Abstract In the present study, flattening deformation of rectangular tubes (thickness: t, width of the bottom wall: C 1, width of the sidewall: C 2) in bending was investigated using the finite element method. It is found that the flattening ratio μ 2 can be expressed by a sole function of nondimensional curvature ${\kappa }_g{C}_1^2/t$ (κ g: the bending curvature of the tube's central axis) independent of tube thickness in elastic bending; and in plastic bending, the relation between flattening ratio μ 2 and ${\kappa }_g{C}_1^2/t$ is influenced by the tube thickness and the material parameters of yield stress and strain hardening, however, these effects are very small. A mechanical model is proposed to analyze the cross-sectional flattening of a rectangular tube in bending. In the analysis of flattening in plastic bending, it is essential to determine moduli E q and E p, the coefficients relating the stress and strain in the axial direction and relating the bending moment and curvature in circumferential direction, respectively.
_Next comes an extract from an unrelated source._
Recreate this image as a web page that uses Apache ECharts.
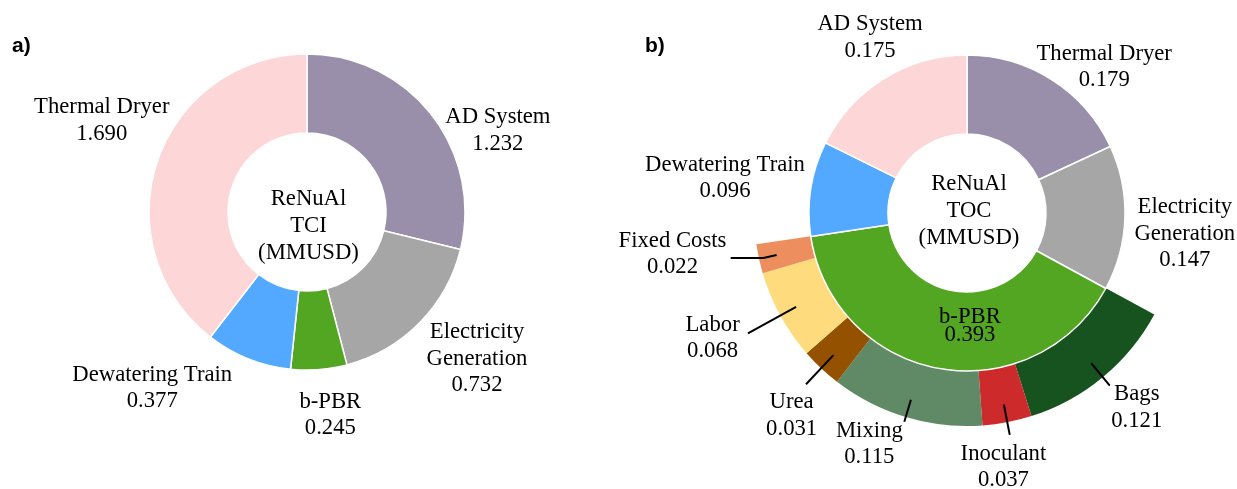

Based on the investigation carried out on the results of FEM, it seems that a simple approximation using a combination of E t and E s gives a solution with a reasonable accuracy. Moreover, when the tube is short, the cross-sectional flattening is also blocked in the middle part. The ratio of decrease of flattening ratio $A_{\mu }$ can be approximately expressed as a function of nondimensional length ratio ξ ($\xi =L/\left[C_1\right(3+C_2/C_1\left)\right]$, L: tube length) alone. Also, based on the fact that the ratio between the flattening ratios of short and long tubes in plastic bending is almost the same as that in elastic bending, a formula for evaluation of the flattening ratio μ 2 in plastic bending of a tube with finite length is proposed.
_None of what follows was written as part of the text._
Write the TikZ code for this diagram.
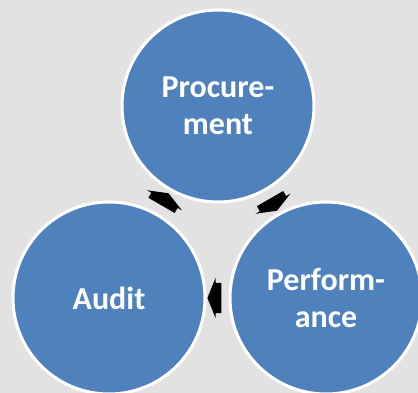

Highlights • In the present study, flattening deformation of rectangular tubes in bending was investigated using the finite element method. It is found that the flattening ratio can be expressed by a sole function of nondimensional curvature independent of tube thickness in elastic bending; and in plastic bending, the relation between flattening ratio and the nondimensional curvature is influenced by the tube thickness and the material parameters of yield stress and strain hardening, however, these effects are very small. • A mechanical model is proposed to analyze the cross-sectional flattening of a rectangular tube in bending. In the analysis of flattening in plastic bending, it is essential to determine moduli E q and E p, the coefficients relating the stress and strain in the axial direction and relating the bending moment and curvature in circumferential direction, respectively. Based on the investigation carried out on the results of FEM, it seems that a simple approximation using a combination of E t and E s gives a solution with a reasonable accuracy, where E t is given by J 2 flow theory and E s is given by J 2 deformation theory. • Moreover, when the tube is short, the cross-sectional flattening is also blocked in the middle part. The ratio of decrease of flattening ratio can be approximately expressed as a function of nondimensional length ratio alone. Also, based on the fact that the ratio between the flattening ratios of short and long tubes in plastic bending is almost the same as that in elastic bending, a formula for evaluation of the flattening ratio in plastic bending of a tube with finite length is proposed.